В каюту шагнул Викентий Иванович, мой давний куратор и поверенный в делах. От удивления я оторопел и лишь коротко кивнул на приветствие. Мозги скрежетали, просчитывая ситуацию.
— Не удивляйтесь, дорогой друг, — Николай Павлович положил мне руку на плечо, — дело столь важное, что никто не знает, что с нами будет. Посему предлагаю устроить свои дела прямо сейчас.
— Это что, завещание написать? — стало доходить до меня.
— Если угодно, — кивнул Викентий Иванович, — отдать распоряжения насчет имущественных и душевных дел.
— Вы уже подготовили проект? — рассмеялся я.
— Конечно. И для Его Императорского Величества, и для Гурского, и для Шильдера, и для Засядко.
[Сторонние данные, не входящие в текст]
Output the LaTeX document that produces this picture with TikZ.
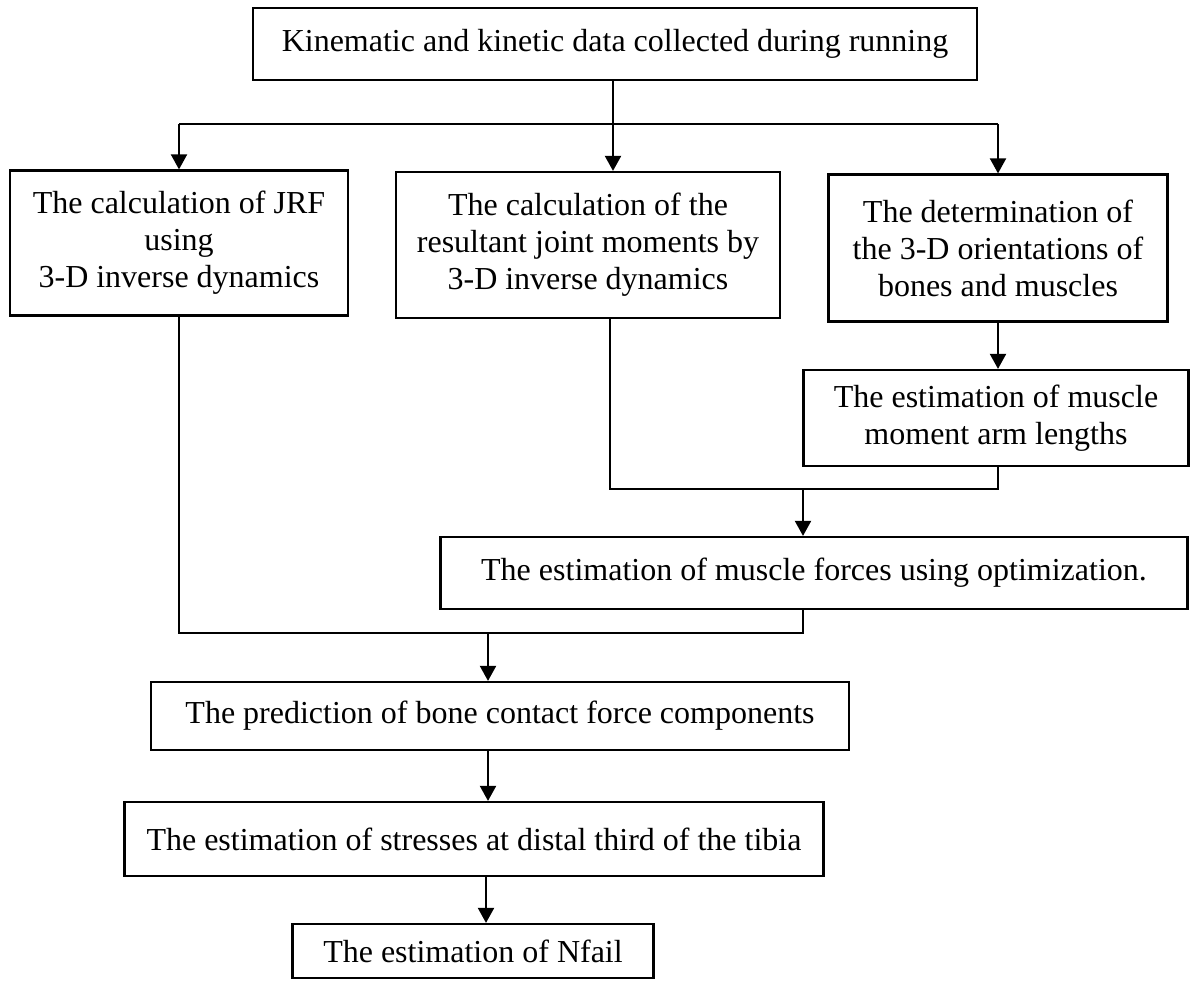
\documentclass[tikz,border=0pt]{standalone}
\usepackage{fontspec}
\setmainfont{Liberation Serif}
\usetikzlibrary{arrows.meta}

\begin{document}
\begin{tikzpicture}[x=1pt,y=-1pt,line width=2pt,
  box/.style={draw,line width=2.2pt,align=center,inner sep=0pt,
    font=\fontsize{32}{37}\selectfont},
  arr/.style={-{Triangle[width=16pt,length=15pt]}}]
  \useasboundingbox (0,0) rectangle (1193,981);
  \node[box,minimum width=724,minimum height=72] (data) at (615,44)
    {Kinematic and kinetic data collected during running};
  \node[box,minimum width=338,minimum height=145] (jrf) at (179,243)
    {The calculation of JRF\\using\\3-D inverse dynamics};
  \node[box,minimum width=384,minimum height=146] (mom) at (588,245)
    {The calculation of the\\resultant joint moments by\\3-D inverse dynamics};
  \node[box,minimum width=339,minimum height=147] (orient) at (998,248)
    {The determination of\\the 3-D orientations of\\bones and muscles};
  \node[box,minimum width=385,minimum height=96] (arm) at (996,418)
    {The estimation of muscle\\moment arm lengths};
  \node[box,minimum width=747,minimum height=72] (force) at (814,573)
    {The estimation of muscle forces using optimization.};
  \node[box,minimum width=698,minimum height=68] (bone) at (500,716)
    {The prediction of bone contact force components};
  \node[box,minimum width=699,minimum height=74] (stress) at (474,839)
    {The estimation of stresses at distal third of the tibia};
  \node[box,minimum width=361,minimum height=54] (nfail) at (473,951)
    {The estimation of Nfail};
  \coordinate (t0) at (613,124);
  \coordinate (j1) at (803,489);
  \coordinate (j2) at (488,633);
  \draw (jrf.north |- t0) -- (orient.north |- t0);
  \draw[arr] (data.south -| t0) -- (t0 |- mom.north);
  \draw[arr] (jrf.north |- t0) -- (jrf.north);
  \draw[arr] (orient.north |- t0) -- (orient.north);
  \draw[arr] (orient.south) -- (orient.south |- arm.north);
  \draw (mom.south -| 610,0) |- (j1) -| (orient.south |- arm.south);
  \draw[arr] (j1) -- (j1 |- force.north);
  \draw (jrf.south) |- (j2) -| (j1 |- force.south);
  \draw[arr] (j2) -- (j2 |- bone.north);
  \draw[arr] (bone.south -| j2) -- (j2 |- stress.north);
  \draw[arr] (stress.south -| 486,0) -- (486,0 |- nfail.north);
\end{tikzpicture}
\end{document}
И для прочих, которых вы не знаете.
— Давайте, — протянул я руку.
Бумаги подписал, не читая. Какой смысл? Захотят, отберут и так, как у сподвижника Петра Великого, князя Меньшикова, вплоть до запасных штанов. Почувствовал облегчение, будто заново начинаю нечто.
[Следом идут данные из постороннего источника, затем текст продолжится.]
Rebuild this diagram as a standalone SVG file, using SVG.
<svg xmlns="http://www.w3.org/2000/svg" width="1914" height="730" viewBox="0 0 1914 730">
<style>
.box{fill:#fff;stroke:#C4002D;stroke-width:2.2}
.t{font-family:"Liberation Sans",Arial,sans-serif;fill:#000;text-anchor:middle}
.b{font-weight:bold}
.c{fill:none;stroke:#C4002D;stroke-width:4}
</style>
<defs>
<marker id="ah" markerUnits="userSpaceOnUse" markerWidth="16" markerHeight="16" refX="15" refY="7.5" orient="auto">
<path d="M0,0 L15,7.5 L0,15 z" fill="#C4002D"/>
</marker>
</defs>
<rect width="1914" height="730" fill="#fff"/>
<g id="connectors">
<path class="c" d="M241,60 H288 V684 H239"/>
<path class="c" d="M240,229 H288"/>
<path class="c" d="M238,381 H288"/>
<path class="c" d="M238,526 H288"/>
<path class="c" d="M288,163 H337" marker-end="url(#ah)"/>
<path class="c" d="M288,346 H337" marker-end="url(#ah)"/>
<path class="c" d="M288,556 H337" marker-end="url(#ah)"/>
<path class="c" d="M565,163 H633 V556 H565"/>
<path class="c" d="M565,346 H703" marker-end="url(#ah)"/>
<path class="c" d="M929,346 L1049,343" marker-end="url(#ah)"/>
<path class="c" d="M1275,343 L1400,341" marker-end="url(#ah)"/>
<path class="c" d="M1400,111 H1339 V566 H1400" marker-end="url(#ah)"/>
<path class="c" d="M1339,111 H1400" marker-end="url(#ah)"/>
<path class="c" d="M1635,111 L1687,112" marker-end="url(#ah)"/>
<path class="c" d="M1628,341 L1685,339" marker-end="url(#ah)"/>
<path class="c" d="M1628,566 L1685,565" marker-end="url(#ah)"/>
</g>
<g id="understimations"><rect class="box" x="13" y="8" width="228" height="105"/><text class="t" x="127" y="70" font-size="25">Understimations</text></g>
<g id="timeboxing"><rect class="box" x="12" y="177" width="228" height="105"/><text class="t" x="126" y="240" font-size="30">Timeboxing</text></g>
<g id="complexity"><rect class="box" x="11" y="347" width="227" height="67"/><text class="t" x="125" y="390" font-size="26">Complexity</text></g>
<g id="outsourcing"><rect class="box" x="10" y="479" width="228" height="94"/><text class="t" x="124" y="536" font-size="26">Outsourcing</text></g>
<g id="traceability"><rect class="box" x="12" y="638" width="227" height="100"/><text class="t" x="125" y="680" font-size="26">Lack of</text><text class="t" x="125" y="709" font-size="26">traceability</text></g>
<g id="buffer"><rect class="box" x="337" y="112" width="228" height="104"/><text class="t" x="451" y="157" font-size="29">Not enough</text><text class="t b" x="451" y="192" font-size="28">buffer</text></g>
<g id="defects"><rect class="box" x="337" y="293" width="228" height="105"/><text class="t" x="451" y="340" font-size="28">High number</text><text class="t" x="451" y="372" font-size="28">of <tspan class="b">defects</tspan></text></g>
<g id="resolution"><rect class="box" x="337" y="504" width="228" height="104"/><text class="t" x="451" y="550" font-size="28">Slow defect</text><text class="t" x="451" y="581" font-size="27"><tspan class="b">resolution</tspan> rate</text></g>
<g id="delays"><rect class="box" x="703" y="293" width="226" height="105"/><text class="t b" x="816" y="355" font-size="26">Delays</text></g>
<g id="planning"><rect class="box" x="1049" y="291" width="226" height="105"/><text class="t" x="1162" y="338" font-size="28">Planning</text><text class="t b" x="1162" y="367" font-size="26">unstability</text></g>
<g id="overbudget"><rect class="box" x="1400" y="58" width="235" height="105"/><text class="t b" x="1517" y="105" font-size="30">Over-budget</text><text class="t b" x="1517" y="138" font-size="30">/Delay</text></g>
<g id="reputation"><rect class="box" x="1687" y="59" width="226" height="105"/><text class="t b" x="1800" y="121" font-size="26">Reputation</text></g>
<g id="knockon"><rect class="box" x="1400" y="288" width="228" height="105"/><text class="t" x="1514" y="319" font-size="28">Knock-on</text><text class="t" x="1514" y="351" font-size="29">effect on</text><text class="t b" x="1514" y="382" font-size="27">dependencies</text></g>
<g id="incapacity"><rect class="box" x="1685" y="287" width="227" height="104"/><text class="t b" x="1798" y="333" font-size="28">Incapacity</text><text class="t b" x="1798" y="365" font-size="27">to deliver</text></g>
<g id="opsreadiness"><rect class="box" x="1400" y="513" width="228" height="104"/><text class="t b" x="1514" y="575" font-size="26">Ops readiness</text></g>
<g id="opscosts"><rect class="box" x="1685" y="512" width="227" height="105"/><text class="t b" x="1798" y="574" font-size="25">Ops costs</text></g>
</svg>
— Викентий Иванович, — сказал Государь, — Андрей Георгиевич интересуется, с чего поляку такая честь: командовать лучшими силами? Потрудитесь просветить.
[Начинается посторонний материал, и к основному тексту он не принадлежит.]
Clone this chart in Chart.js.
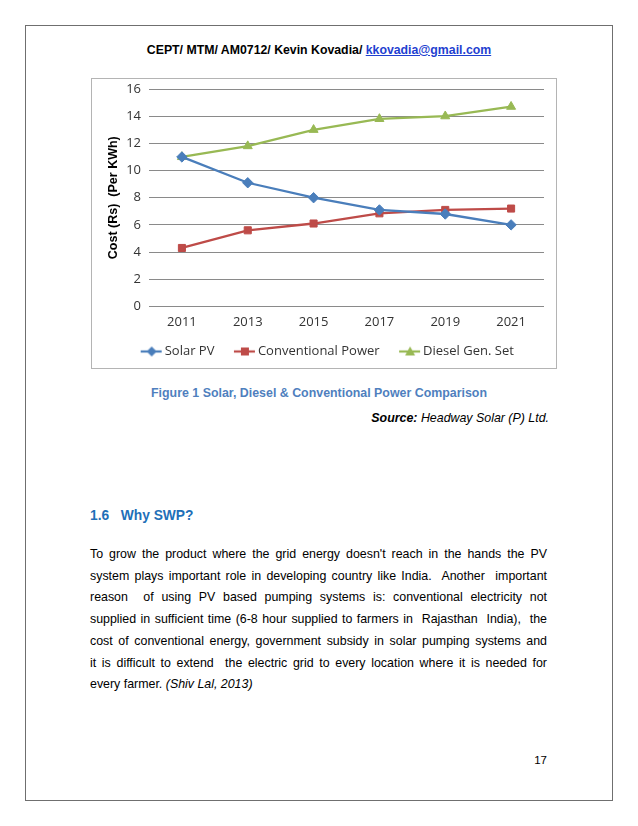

— Хорошо, — уселся тот с неизменным саквояжем, — позвольте мне напомнить Андрею Георгиевичу историю. В тысяча четыреста сорок четвертом году объединенное польско-австро-венгерское войско под командованием короля Владислава Третьего шло на помощь осажденному султаном Константинополю. Византия доживала последние времена. Дееспособная Европа того времени объединилась для ее спасения. И объединилась, заметьте, под властью польского короля. Объединенное войско дошло до сих мест. Судьба оказалась плачевна. Под Варной они встретились с турецкой армией и были полностью разгромлены. Король убит.
— Печально, — киваю я, глядя в сторону, — причем тут Залуский?
— А при том, что он представитель древнего рода и способен повести сводный отряд. Есть в этом символизм. Сейчас он проведет боевое слаживание, а потом поучаствует в битве. Смерть Владислава будет отомщена. Это ли не рыцарский поступок? — в голосе Викентия Ивановича слышно восхищение, — это же останется в веках, в польской истории! Пусть если не современники, то потомки будут гордиться.
— Не просто рыцарский, — киваю я, — с этой точки зрения прямо шикарный, для политики совершенно роскошный жест. Незаслуженно роскошный для поляков.
— Я понимаю ваше негодование, — вступил Николай Павлович, — каждый народ имеет право искать выгоду для себя. И поляки тоже. Но это шанс на историческую роль и возмездие за смерть короля. Я даю им место в истории рядом с собой! Они поймут и оценят.
— Вот зачем мы их все время тащим за собой? — бурчу я под нос, — всяких поляков, прибалтов. Строим заводы, школы, пестуем культуру и образование. А получаем ножи в спину. Не правы ли англичане в том, что никого не тянут на свой уровень? Есть колонии, и ладно. А рот открыл на белого господина, так получай, фашист, гранату.